Four riders of purple sage
Manchester is the place of their creative origin although none come from the once mighty industrial centre. Ford, Shaw and MacNaghten were at the college, “Making electronic, experimentally instrumental music,” Jas clarifies; after meeting Lord they went straight into a studio upon establishing to have the same references, likes and sharing a common ambition of football-talentless Brit-youth. That was 18 months ago and after completing recording in the former dance’n’drugs-capitol of the world (remember Hacienda?), they moved down to London. In a typical straightforward fashion Simian signed to a French label, Source.
“We heard that the label,” Ford illuminates on the French connection, “was setting up a London office and were looking to sign bands.

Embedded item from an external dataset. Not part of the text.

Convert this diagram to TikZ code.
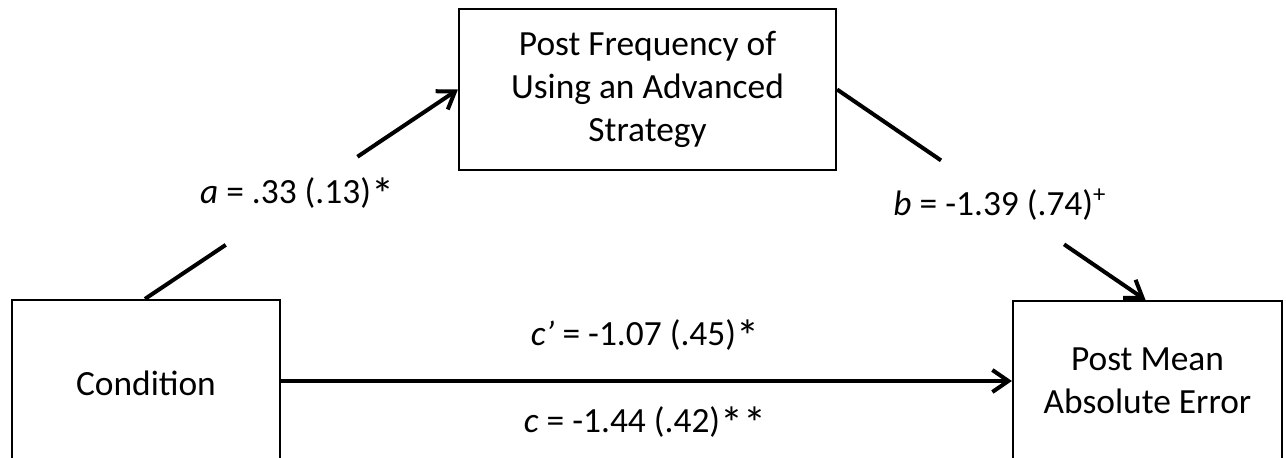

There is little happening in the British music industry and we really couldn’t see any other label being interested in what we were doing. What our label let us do is be involved in all aspects of our career which is the most important to the kind of a band we are.”
Listening to the album repeatedly doesn’t provide a conclusion whether Simian, despite its gloomy, mysterious and ethereal qualityl, are truly dystopian?
“It’s gonna sound like a diplomatic answer,” Lord apologises, “but we are both in equal measure. We like that hovering between extremes, I don’t really think we are either, not decided yet. I feel we make music for lucid dreamers and are great practitioners of it.”
In the world obsessed with categorising everything, Simian demand their own genre; a suggestion of ‘psyberdelia’ is exultantly accepted. The definition has been copyrighted since and royalties should start rolling in, any year now.